В остальном не следует, видимо, преувеличивать значение личности в истории. С сохранившимся и процветающим ЮКОСом больших и принципиальных отличий нынешней России от России гипотетической не было бы. За одним очень важным исключением.
Концентрация силового аппарата в России произошла именно на "деле ЮКОСа".
Причем сильно позже, чем был арестован Михаил Ходорковский — где-то между 2005 и 2007 годами. Если считать действующий политический строй в России авторитарным, то следует признать — большая часть его авторитарности была сформирована не в Кремле. А в следственных структурах, в прокуратуре, в спецслужбах, бесконечно обсуждавших с властью свои заслуги в деле искоренения не существовавшего никогда «заговора ЮКОСа» и вообще «заговора» частной экономики против сильного государства.
Нельзя сказать, что это получилось сразу. Эффект, произведенный развалом крупнейшей частной компании России, поначалу даже испугал власть. В 2006-2008 годах можно было наблюдать даже некоторый «ренессанс реформаторов»: сильных выступлений против крупного частного бизнеса даже в сравнении с временами Бориса Ельцина было не то чтобы много.

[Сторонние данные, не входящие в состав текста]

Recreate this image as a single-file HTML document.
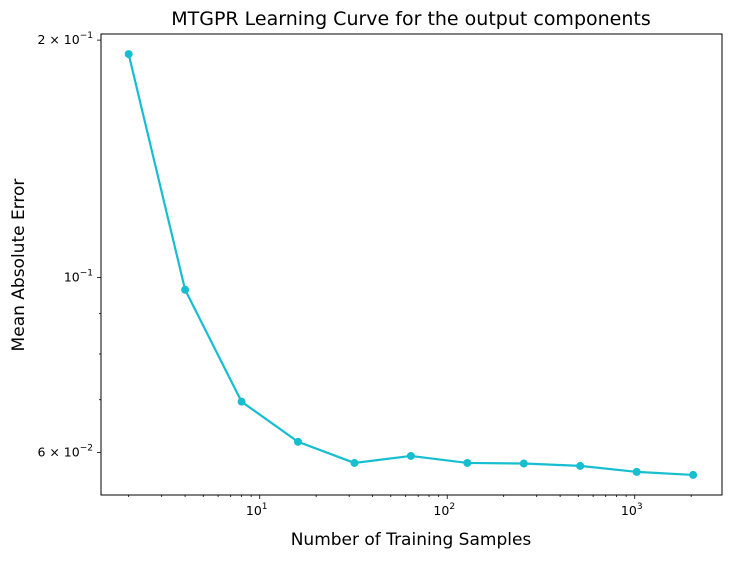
<!DOCTYPE html>
<html><head><meta charset="utf-8"><style>
body{margin:0;background:#fff;}
svg{font-family:"DejaVu Sans","Liberation Sans",sans-serif;}
</style></head><body>
<svg id="chart" width="731" height="559" xmlns="http://www.w3.org/2000/svg">
<rect width="731" height="559" fill="#fff"/>
<text x="411" y="25" font-size="19" text-anchor="middle">MTGPR Learning Curve for the output components</text>
<text x="411" y="545" font-size="17" text-anchor="middle">Number of Training Samples</text>
<text transform="translate(24,265) rotate(-90)" font-size="17" text-anchor="middle">Mean Absolute Error</text>
<g id="axes"></g>
<g id="marks"></g>
<rect x="101" y="34" width="621" height="461" fill="none" stroke="#000" stroke-width="1"/>
</svg>
<script>
const samples = [2,4,8,16,32,64,128,256,512,1024,2048];
const maeValues = [0.192,0.0965,0.0696,0.0619,0.0582,0.0594,0.0582,0.0581,0.0577,0.0567,0.0562];
const xTickValues = [10,100,1000];
const xTickLabels = ["10","10","10"];
const xTickExps = ["1","2","3"];
const yTickValues = [0.2,0.1,0.06];
const yTickMant = ["2 × 10","10","6 × 10"];
const yTickExps = ["−1","−1","−2"];
const yMinorValues = [0.07,0.08,0.09];

const L=101,R=722,T=34,B=495;
const xMin=Math.log10(1.424),xMax=Math.log10(2920);
const yMin=Math.log10(0.0530),yMax=Math.log10(0.2036);
const xs=v=>L+(Math.log10(v)-xMin)/(xMax-xMin)*(R-L);
const ys=v=>B-(Math.log10(v)-yMin)/(yMax-yMin)*(B-T);
const NS="http://www.w3.org/2000/svg";
function mk(tag,attrs,parent){const e=document.createElementNS(NS,tag);for(const k in attrs)e.setAttribute(k,attrs[k]);parent.appendChild(e);return e;}
const axes=document.getElementById('axes'),marks=document.getElementById('marks');
for(let d=1;d<=1000;d*=10)for(let m=2;m<=9;m++){const v=d*m;const x=xs(v);if(x<L||x>R)continue;
 const t=mk('line',{x1:x,x2:x,y1:B,y2:B+2,stroke:'#000','stroke-width':0.8},axes);
 
 }
xTickValues.forEach((v,i)=>{const x=xs(v);
 const t=mk('line',{x1:x,x2:x,y1:B,y2:B+4,stroke:'#000','stroke-width':0.8},axes);
 
 
 const tx=mk('text',{x:x-3,y:B+20,'font-size':12.5,'text-anchor':'middle'},axes);
 
 
 tx.textContent=xTickLabels[i];
 const sp=mk('tspan',{dy:-6,'font-size':9},tx);sp.textContent=xTickExps[i];});
yMinorValues.forEach(v=>{const y=ys(v);
 const t=mk('line',{x1:L-2,x2:L,y1:y,y2:y,stroke:'#000','stroke-width':0.8},axes);
 
 });
yTickValues.forEach((v,i)=>{const y=ys(v);
 const t=mk('line',{x1:L-4,x2:L,y1:y,y2:y,stroke:'#000','stroke-width':0.8},axes);
 
 
 const tx=mk('text',{x:L-8,y:y+4,'font-size':12.5,'text-anchor':'end'},axes);
 
 
 tx.appendChild(document.createTextNode(yTickMant[i]));
 const sp=mk('tspan',{dy:-6,'font-size':9},tx);sp.textContent=yTickExps[i];});
const pts=samples.map((s,i)=>xs(s)+','+ys(maeValues[i])).join(' ');
const pl=mk('polyline',{points:pts,fill:'none',stroke:'#17becf','stroke-width':2.2},marks);


samples.forEach((s,i)=>{const c=mk('circle',{cx:xs(s),cy:ys(maeValues[i]),r:4,fill:'#17becf'},marks);
 
 });
</script>
</body></html>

Сложно сказать, возможна была бы концентрация силового аппарата в России в политике в таких масштабах, как она произошла, без «дела ЮКОСа». Ясно одно — к моменту президентства Дмитрия Медведева все уже сложилось так, как сложилось. Скорее всего, силовая конструкция государства была бы более рыхлой, внутренние конфликты в ней — даже более острыми, чем сейчас, уровень коррумпированности — чуть меньшим.
Достаточно было бы давления такой силовой машины на власть, чтобы случилась сначала грузинская война, а затем Украина — за пределами рациональных предположений. По крайней мере в случае с Украиной сценарий был бы принципиально другим: Виктор Янукович в 2010 году вряд ли стал бы президентом Украины, а, если бы это и случилось — вряд ли потерял бы власть в 2014 году. Сложно сказать, дожили бы мы до санкционных историй, вполне возможно, что нет. То, что коррупционных скандалов было бы больше — это почти неизбежно.
Альтернативная Россия была бы, видимо, более нервной, менее стабильной и менее апатичной.
Несколько более похожей на предвоенную Российскую империю и несколько менее напоминающей СССР 1975 года. Но как технически устроена избранная властью и поддержанная населением стабильность? Во многом история последних 10 лет — это история медленного и последовательного отступления в России гражданской власти под давлением правоохранительной власти, впервые осознавшей себя единой корпорацией именно в 2003 году. То, что эта корпорация «захватила власть», — преувеличение, причем недобросовестное.
Вопреки ожиданиям, она в эти десять лет никогда всерьез не претендовала на единовластие, не пыталась сформировать полностью «свое» правительство, или эффективно убедить Владимира Путина, что он и есть — она, а все остальные — враги. Она даже не стала фактическим собственником или управляющим огосударствляющейся с той же последовательностью, что и ее масштабы (заставляющей задуматься о том, что эти процессы связаны), экономики. Она лишь уверена в том, что именно силовая ветвь власти является единственным действенным способом сохранения России, что бы это не значило.
И у нее есть аргументы в поддержку этого мнения. И эти аргументы имеют поддержку значительной части населения России. Если даже считать электоральные механизмы полностью дискредитированными, социология никуда не исчезла: силу в России ценят по-прежнему не меньше, чем деньги, а нестабильности боятся больше, чем желают движения. Россия — уже не молодое государство, а немолодые легче переносят отсутствие перемен.
И это то, куда мы пришли через пять лет после старта «дела ЮКОСа», и стоим здесь уже десять лет, и будем стоять, пока не поймем, что со всем этим делать. За эти десять лет перепробованы все возможные способы сдвинуться с этой мертвой точки, причем всеми сторонами. Но ситуация постоянно возвращается в неуверенное равновесие, к тому же статус-кво, к взаимному вечному шаху, не зависящему от того, кто сидит за шахматной доской, кто играет черными, кто белыми, и во что вообще играют.
А время идет — вот уже пятнадцать лет прошло.